Robert MacCulloch
Robert MacCulloch is a native of New Zealand and worked at the Reserve Bank of NZ before he travelled to the UK to complete a PhD in Economics at Oxford University.
The Treaty debate is great. We’ve just found out, courtesy of our King’s Counsels, what has broken the economic back of this nation. It has only just been revealed, thanks to their letter to the PM, that the judiciary invented their own set of Treaty principles, the main one of interest to economists being the requirement of “equitable outcomes”, which are now part of our constitution. So much so, that the Counsels call them “settled” law, unable to be adjusted by Parliament, let alone ACT’s Seymour, the likes of whom they swat away – referring to his type as the “government-of-the-day”.

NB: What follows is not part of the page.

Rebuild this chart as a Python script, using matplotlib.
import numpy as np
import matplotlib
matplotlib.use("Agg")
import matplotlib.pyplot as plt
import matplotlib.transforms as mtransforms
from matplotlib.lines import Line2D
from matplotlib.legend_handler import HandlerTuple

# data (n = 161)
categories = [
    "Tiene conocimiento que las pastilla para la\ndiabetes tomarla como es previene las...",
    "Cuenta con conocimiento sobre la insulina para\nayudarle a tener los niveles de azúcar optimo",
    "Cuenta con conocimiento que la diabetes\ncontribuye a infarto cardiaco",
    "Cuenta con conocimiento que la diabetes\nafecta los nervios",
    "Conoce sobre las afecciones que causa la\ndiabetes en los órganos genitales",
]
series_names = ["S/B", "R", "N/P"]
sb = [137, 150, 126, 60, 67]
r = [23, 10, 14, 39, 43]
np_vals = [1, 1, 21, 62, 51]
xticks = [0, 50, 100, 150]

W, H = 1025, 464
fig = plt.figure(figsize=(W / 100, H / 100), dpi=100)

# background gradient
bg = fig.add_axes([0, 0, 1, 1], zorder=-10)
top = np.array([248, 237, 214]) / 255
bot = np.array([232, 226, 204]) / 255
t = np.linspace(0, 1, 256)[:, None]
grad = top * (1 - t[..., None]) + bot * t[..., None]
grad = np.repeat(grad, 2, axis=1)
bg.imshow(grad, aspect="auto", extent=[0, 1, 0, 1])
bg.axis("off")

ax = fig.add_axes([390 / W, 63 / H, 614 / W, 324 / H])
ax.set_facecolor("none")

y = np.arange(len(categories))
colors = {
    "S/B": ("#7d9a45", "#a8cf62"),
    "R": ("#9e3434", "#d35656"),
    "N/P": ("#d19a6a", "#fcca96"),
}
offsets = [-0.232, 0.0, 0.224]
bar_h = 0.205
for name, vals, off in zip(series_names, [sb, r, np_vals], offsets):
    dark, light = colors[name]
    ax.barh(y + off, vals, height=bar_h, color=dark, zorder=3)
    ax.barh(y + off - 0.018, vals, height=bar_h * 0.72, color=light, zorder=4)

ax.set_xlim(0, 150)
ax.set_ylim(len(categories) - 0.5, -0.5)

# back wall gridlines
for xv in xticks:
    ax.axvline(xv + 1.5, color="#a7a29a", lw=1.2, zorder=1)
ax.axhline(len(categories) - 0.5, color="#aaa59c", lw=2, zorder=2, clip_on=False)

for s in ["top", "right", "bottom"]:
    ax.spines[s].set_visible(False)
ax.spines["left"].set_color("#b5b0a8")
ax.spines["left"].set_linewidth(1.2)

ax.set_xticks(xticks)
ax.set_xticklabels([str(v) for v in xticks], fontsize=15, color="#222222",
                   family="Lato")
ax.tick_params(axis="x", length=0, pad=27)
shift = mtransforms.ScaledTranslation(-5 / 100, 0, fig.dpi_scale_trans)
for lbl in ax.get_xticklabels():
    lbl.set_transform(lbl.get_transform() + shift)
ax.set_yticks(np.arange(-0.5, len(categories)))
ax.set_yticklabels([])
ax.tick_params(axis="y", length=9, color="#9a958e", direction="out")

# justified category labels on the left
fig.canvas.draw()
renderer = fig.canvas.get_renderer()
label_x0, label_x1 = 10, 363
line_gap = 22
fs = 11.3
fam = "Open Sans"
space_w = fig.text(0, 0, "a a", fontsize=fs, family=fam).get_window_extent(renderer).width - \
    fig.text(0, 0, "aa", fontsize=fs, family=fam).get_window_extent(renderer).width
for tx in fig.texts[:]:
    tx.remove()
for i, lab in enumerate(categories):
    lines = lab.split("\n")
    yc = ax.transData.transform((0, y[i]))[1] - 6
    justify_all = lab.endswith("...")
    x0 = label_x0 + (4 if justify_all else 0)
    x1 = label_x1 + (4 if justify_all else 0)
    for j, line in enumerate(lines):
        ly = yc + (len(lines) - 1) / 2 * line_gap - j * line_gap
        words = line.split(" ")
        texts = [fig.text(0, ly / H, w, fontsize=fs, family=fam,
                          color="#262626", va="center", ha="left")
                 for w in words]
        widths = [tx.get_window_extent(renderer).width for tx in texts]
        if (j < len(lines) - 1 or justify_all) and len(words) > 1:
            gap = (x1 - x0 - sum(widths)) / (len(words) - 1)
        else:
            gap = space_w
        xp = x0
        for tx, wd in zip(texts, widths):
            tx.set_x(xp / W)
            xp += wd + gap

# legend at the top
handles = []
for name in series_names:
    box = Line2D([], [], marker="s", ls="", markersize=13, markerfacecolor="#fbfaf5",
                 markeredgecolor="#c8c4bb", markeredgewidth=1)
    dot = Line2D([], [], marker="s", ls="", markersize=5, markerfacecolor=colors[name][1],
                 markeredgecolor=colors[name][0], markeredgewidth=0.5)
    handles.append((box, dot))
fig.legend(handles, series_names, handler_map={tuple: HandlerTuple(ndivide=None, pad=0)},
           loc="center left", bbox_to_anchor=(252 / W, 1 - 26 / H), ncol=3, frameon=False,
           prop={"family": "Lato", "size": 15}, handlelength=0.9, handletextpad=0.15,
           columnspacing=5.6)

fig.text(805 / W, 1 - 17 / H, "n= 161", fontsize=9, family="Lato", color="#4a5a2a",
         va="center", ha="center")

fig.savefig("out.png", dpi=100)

According to the lawyers, we, the little people, vote for day-to-day administrators, whereas the profound, unalterable constitutional principles governing our lives in an enduring sense must be written by a handful of law graduates with bigger minds, called judges. Most of us had heard about the “principles” before, but until the Treaty debate was opened recently, we had no idea they were embedded into our constitutional arrangements.
I know of no country that has a constitutional requirement of “outcomes”, not opportunities, being equalized amongst citizens, other than a few communist states that failed and no longer exist. The reasons are obvious to economists, but not to our judiciary. They may be proud of their “equitable outcomes” principle, but there is a principle in economics that an inexorable trade-off exists: attempts to make outcomes equal and equitable lower efficiency and productivity.

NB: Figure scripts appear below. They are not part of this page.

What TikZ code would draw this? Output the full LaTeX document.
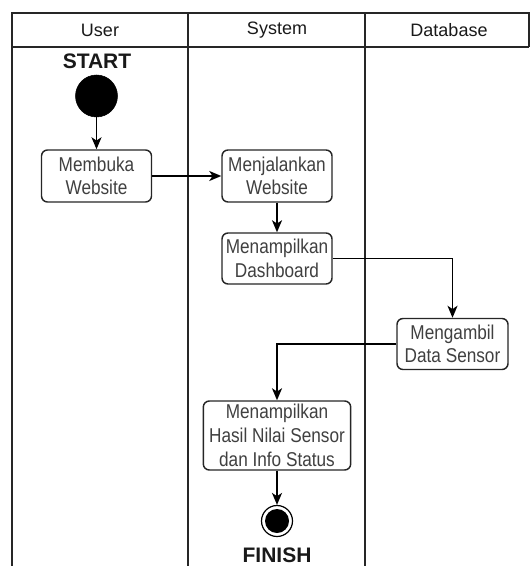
\documentclass[tikz,border=0pt]{standalone}
\usepackage{fontspec}
\setmainfont{Liberation Sans}
\newfontfamily\boxfont[FakeStretch=0.86]{Liberation Sans}
\usetikzlibrary{arrows.meta}
\definecolor{linecol}{HTML}{262626}
\definecolor{textcol}{HTML}{404040}
\tikzset{
  lane/.style={draw=linecol, line width=1.6pt},
  lanetitle/.style={font=\fontsize{13.5pt}{16pt}\selectfont, text=black!90},
  activity/.style={draw=linecol, line width=1.1pt, rounded corners=4.5pt,
    fill=white, inner sep=0pt, align=center, text=textcol,
    font=\boxfont\fontsize{15pt}{17.6pt}\selectfont},
  flow/.style={draw=black, line width=1.3pt,
    -{Stealth[length=9pt, width=7.5pt, inset=2.5pt]}},
  marker/.style={font=\bfseries\fontsize{15.75pt}{18pt}\selectfont, text=black!90},
}
\begin{document}
\begin{tikzpicture}[x=0.75pt, y=-0.75pt]
\useasboundingbox (0,0) rectangle (531,566);

% swimlane frame
\draw[lane] (12,566) -- (12,13) -- (529,13) -- (529,47);
\draw[lane] (12,47) -- (529,47);
\draw[lane] (188,13) -- (188,566);
\draw[lane] (365,13) -- (365,566);

% lane titles
\node[lanetitle] (tUser) at (100,30) {User};
\node[lanetitle] (tSystem) at (277,30) {System};
\node[lanetitle] (tDatabase) at (449,30) {Database};

% initial node
\node[marker] (startlbl) at (97,61) {START};
\node[circle, fill=black, draw=black, minimum size=31.5pt, inner sep=0pt] (start) at (96.5,96) {};

% activities
\node[activity, minimum width=82.5pt, minimum height=39pt] (membuka) at (96.5,176) {Membuka\\Website};
\node[activity, minimum width=82.5pt, minimum height=39pt] (jalankan) at (277,176) {Menjalankan\\Website};
\node[activity, minimum width=82.5pt, minimum height=38.25pt] (dashboard) at (277,258.5) {Menampilkan\\Dashboard};
\node[activity, minimum width=83.25pt, minimum height=38.25pt] (ambil) at (452.5,344) {Mengambil\\Data Sensor};
\node[activity, minimum width=110.5pt, minimum height=51.75pt, font=\boxfont\fontsize{15pt}{17.8pt}\selectfont] (hasil) at (277,435.5) {Menampilkan\\Hasil Nilai Sensor\\dan Info Status};

% final node
\node[circle, draw=black, line width=0.9pt, fill=white, minimum size=23.25pt, inner sep=0pt] (finish) at (277,521) {};
\node[circle, fill=black, minimum size=18pt, inner sep=0pt] (finishdot) at (finish.center) {};
\node[marker] (finishlbl) at (277,555) {FINISH};

% control flow
\draw[flow] (start.south) -- (membuka.north);
\draw[flow] (membuka.east) -- (jalankan.west);
\draw[flow] (jalankan.south) -- (dashboard.north);
\draw[flow] (dashboard.east) -| (ambil.north);
\draw[flow] (ambil.west) -| (hasil.north);
\draw[flow] (hasil.south) -- (finish.north);
\end{tikzpicture}
\end{document}
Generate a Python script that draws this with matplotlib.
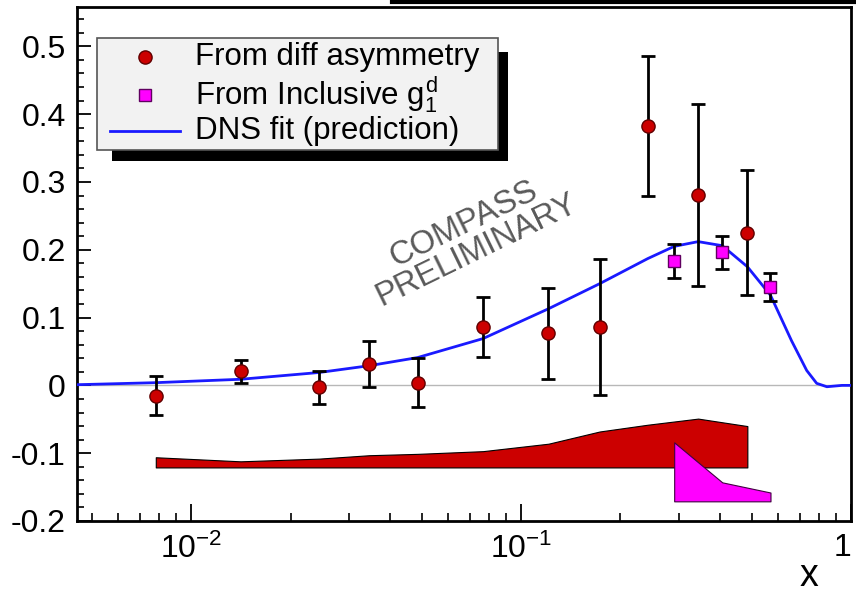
import numpy as np
import matplotlib
matplotlib.use('Agg')
import matplotlib.pyplot as plt
from matplotlib.patches import Rectangle
from matplotlib.lines import Line2D
from matplotlib.ticker import FixedLocator, FixedFormatter, MultipleLocator, LogLocator, NullFormatter

plt.rcParams['font.family'] = ['Liberation Sans', 'DejaVu Sans']
plt.rcParams['mathtext.fontset'] = 'custom'
plt.rcParams['mathtext.rm'] = 'Liberation Sans'
plt.rcParams['mathtext.it'] = 'Liberation Sans'
plt.rcParams['axes.unicode_minus'] = False

# ---------------- data ----------------
x_diff = [0.0078, 0.0141, 0.0244, 0.0346, 0.0485, 0.0766, 0.121, 0.173, 0.242, 0.344, 0.485]
y_diff = [-0.015, 0.021, -0.003, 0.031, 0.004, 0.086, 0.077, 0.086, 0.383, 0.281, 0.225]
err_diff = [0.029, 0.017, 0.024, 0.034, 0.036, 0.044, 0.067, 0.100, 0.103, 0.134, 0.092]

x_incl = [0.291, 0.407, 0.570]
y_incl = [0.183, 0.196, 0.145]
err_incl = [0.025, 0.024, 0.021]

curve_x = [0.0045, 0.0078, 0.0141, 0.0244, 0.0346, 0.0485, 0.0766, 0.121, 0.173,
           0.242, 0.291, 0.344, 0.407, 0.485, 0.570, 0.660, 0.734, 0.787, 0.845, 0.939, 1.0]
curve_y = [0.001, 0.004, 0.009, 0.019, 0.029, 0.041, 0.069, 0.113, 0.150,
           0.187, 0.205, 0.212, 0.206, 0.175, 0.133, 0.066, 0.022, 0.003, -0.002, 0.0, 0.0]

band_diff_x = [0.0078, 0.0141, 0.0244, 0.0346, 0.0485, 0.0766, 0.121, 0.173, 0.242, 0.344, 0.485]
band_diff_top = [-0.106, -0.112, -0.108, -0.103, -0.101, -0.097, -0.086, -0.068, -0.058, -0.049, -0.060]
band_diff_bottom = -0.121

band_incl_x = [0.291, 0.407, 0.570]
band_incl_top = [-0.084, -0.143, -0.158]
band_incl_bottom = -0.171

x_major = [0.01, 0.1, 1.0]
x_labels = ['$10^{-2}$', '$10^{-1}$', '1']
y_major = [-0.2, -0.1, 0.0, 0.1, 0.2, 0.3, 0.4, 0.5]
y_labels = ['-0.2', '-0.1', '0', '0.1', '0.2', '0.3', '0.4', '0.5']

legend_labels = ['From diff asymmetry', 'From Inclusive $g_1^d$', 'DNS fit (prediction)']
watermark = 'COMPASS\nPRELIMINARY'

# ---------------- figure ----------------
W, H = 856, 595
fig = plt.figure(figsize=(W / 100, H / 100), dpi=100)
fx = lambda px: px / W
fy = lambda py: 1 - py / H

ax = fig.add_axes([fx(77), fy(521), (851 - 77) / W, (521 - 7) / H])
ax.set_xscale('log')
ax.set_xlim(0.0045, 1.0)
ax.set_ylim(-0.2, 0.558)

ax.axhline(0, color='#b8b8b8', lw=1.0, zorder=1)

red = '#cc0000'
mag = '#ff00ff'

ax.fill_between(band_diff_x, band_diff_bottom, band_diff_top, facecolor=red,
                edgecolor='black', lw=0.8, zorder=2)
ax.fill_between(band_incl_x, band_incl_bottom, band_incl_top, facecolor=mag,
                edgecolor='#400040', lw=0.8, zorder=3)

ax.plot(curve_x, curve_y, color='#1a1aff', lw=2.0, zorder=4)

ax.errorbar(x_diff, y_diff, yerr=err_diff, fmt='none', ecolor='black',
            elinewidth=2.0, capsize=5, capthick=2.0, zorder=5)
ax.errorbar(x_incl, y_incl, yerr=err_incl, fmt='none', ecolor='black',
            elinewidth=2.0, capsize=5, capthick=2.0, zorder=5)
ax.plot(x_diff, y_diff, 'o', ms=9.5, mfc=red, mec='#600000', mew=1.0, ls='none', zorder=6)
ax.plot(x_incl, y_incl, 's', ms=9, mfc=mag, mec='#600060', mew=1.0, ls='none', zorder=6)

# ticks
ax.xaxis.set_major_locator(FixedLocator(x_major))
ax.xaxis.set_major_formatter(FixedFormatter(x_labels))
ax.xaxis.set_minor_locator(LogLocator(base=10, subs=np.arange(2, 10)))
ax.xaxis.set_minor_formatter(NullFormatter())
ax.yaxis.set_major_locator(FixedLocator(y_major))
ax.yaxis.set_major_formatter(FixedFormatter(y_labels))
ax.yaxis.set_minor_locator(MultipleLocator(0.02))

ax.tick_params(axis='x', which='major', direction='in', length=12, width=1.3,
               top=False, labelsize=23, pad=9)
ax.tick_params(axis='x', which='minor', direction='in', length=6, width=1.2, top=False)
ax.tick_params(axis='y', which='major', direction='in', length=10, width=1.3,
               right=False, labelsize=23, pad=8)
ax.tick_params(axis='y', which='minor', direction='in', length=5, width=1.2, right=False)
for s in ax.spines.values():
    s.set_linewidth(2.0)
xt = ax.get_xticklabels()
xt[-1].set_ha('right')

# watermark
ax.text(0.508, 0.553, watermark, transform=ax.transAxes, rotation=26,
        rotation_mode='anchor', ha='center', va='center', multialignment='center',
        fontsize=23.5, color='#5a5a5a', linespacing=0.92, zorder=3)

# x label
fig.text(fx(809), fy(586), 'x', fontsize=27, ha='center', va='baseline')

# top bar (title box shadow)
fig.add_artist(Line2D([fx(392), 1.0], [fy(1.5), fy(1.5)], color='black', lw=3,
                      transform=fig.transFigure))

# legend (manual, ROOT-style with black shadow)
fig.add_artist(Rectangle((fx(112), fy(161)), fx(508) - fx(112), fy(52) - fy(161),
                         transform=fig.transFigure, facecolor='black', edgecolor='none', zorder=10))
fig.add_artist(Rectangle((fx(97), fy(150)), fx(498) - fx(97), fy(38) - fy(150),
                         transform=fig.transFigure, facecolor='#f2f2f2', edgecolor='#555555',
                         lw=1.2, zorder=11))
rows = [57, 95, 131]
fig.add_artist(Line2D([fx(145)], [fy(rows[0])], marker='o', ms=9.5, mfc=red, mec='#600000',
                      mew=1.0, transform=fig.transFigure, zorder=12))
fig.add_artist(Line2D([fx(145)], [fy(rows[1])], marker='s', ms=9, mfc=mag, mec='#600060',
                      mew=1.0, transform=fig.transFigure, zorder=12))
fig.add_artist(Line2D([fx(110), fx(180)], [fy(rows[2]), fy(rows[2])], color='#1a1aff', lw=2,
                      transform=fig.transFigure, zorder=12))
for lab, r in zip(legend_labels, rows):
    fig.text(fx(195), fy(r), lab, fontsize=22.5, ha='left', va='center', zorder=13)

fig.savefig('out.png', dpi=100)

So our judiciary signed us up to being a poor country – but that's okay with them, provided we’re all the same. They probably thought they were only talking about “equitable outcomes” between two ethnic groups, but that is not how it works in practice. How do you compare two groups? Do you use mathematical averages? But that ignores within-group inequality. What happens if there is high inequality within one ethnic group, but the average outcome is the same as the other? What happens if every member of ethnic group A becomes better off than every member of ethnic group B, except for one very wealthy member of group B who makes the average outcome of that group higher? Do you redistribute? None of it makes sense.
Because equalizing outcomes is a hopeless quest and consigns nations to a lack of prosperity and dynamism, economists focus more on equality – or freedom – of opportunity, of equal rights. And so do most declarations of independence and constitutions – except for, it now turns out, New Zealand’s. Many nations have affirmative action programs. But they are nothing to do with having constitutional requirements of achieving equality in outcomes. For that reason, such programs are often even charged with being unconstitutional.

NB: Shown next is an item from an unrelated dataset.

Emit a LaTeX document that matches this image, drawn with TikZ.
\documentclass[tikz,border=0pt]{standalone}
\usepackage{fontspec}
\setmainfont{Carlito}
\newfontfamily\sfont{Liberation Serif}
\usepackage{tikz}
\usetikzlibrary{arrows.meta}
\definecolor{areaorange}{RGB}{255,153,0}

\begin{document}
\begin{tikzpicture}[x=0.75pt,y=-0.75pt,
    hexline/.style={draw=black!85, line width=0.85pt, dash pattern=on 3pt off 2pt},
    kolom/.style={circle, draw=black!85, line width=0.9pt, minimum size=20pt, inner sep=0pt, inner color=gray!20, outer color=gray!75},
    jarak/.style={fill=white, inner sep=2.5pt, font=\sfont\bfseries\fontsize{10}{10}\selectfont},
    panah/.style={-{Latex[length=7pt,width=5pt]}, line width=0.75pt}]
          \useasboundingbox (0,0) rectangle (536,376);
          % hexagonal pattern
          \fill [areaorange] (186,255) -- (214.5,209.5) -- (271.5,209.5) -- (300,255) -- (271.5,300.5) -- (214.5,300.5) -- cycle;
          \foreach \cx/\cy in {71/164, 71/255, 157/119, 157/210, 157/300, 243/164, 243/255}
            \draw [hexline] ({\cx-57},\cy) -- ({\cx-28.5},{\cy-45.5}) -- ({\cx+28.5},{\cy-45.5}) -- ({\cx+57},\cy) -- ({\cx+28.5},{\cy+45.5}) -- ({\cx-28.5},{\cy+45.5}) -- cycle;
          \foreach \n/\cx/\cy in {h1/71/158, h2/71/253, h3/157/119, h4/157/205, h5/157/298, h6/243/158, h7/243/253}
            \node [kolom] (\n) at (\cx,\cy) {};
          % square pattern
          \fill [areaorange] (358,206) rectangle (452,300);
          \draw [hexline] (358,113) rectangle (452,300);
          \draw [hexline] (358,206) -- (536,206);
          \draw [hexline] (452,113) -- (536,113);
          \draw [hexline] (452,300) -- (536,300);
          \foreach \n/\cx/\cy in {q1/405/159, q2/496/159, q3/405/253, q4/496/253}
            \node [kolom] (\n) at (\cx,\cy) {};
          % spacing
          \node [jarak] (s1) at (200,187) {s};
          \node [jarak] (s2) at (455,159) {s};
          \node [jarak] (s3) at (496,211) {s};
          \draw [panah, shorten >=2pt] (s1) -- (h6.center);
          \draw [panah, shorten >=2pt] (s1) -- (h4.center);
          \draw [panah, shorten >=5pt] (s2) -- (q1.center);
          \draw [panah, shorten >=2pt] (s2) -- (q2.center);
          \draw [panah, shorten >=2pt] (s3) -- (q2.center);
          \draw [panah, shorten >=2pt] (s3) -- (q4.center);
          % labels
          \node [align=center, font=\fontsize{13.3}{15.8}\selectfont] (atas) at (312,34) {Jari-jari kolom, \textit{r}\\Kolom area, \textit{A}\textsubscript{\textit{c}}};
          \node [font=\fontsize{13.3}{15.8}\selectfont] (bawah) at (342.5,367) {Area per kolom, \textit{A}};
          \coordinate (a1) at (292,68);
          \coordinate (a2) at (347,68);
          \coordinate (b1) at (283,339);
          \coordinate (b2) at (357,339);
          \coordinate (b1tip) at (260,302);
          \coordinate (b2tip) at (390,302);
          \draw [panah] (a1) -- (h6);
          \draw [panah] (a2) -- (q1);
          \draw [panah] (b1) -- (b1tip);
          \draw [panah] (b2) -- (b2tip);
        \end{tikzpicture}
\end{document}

Again, our judiciary seem not have the foggiest idea of the practicalities of the problem. Once you put equitable outcomes, not opportunities, in a constitution, you’re requiring governments to raise massive tax revenues to achieve equalization. You’re shifting taxation powers from elected officials to judges. Let’s at least be grateful to our King’s Counsels for explaining why NZ’s standard of living has been falling, harming the livelihoods of all ethnicities.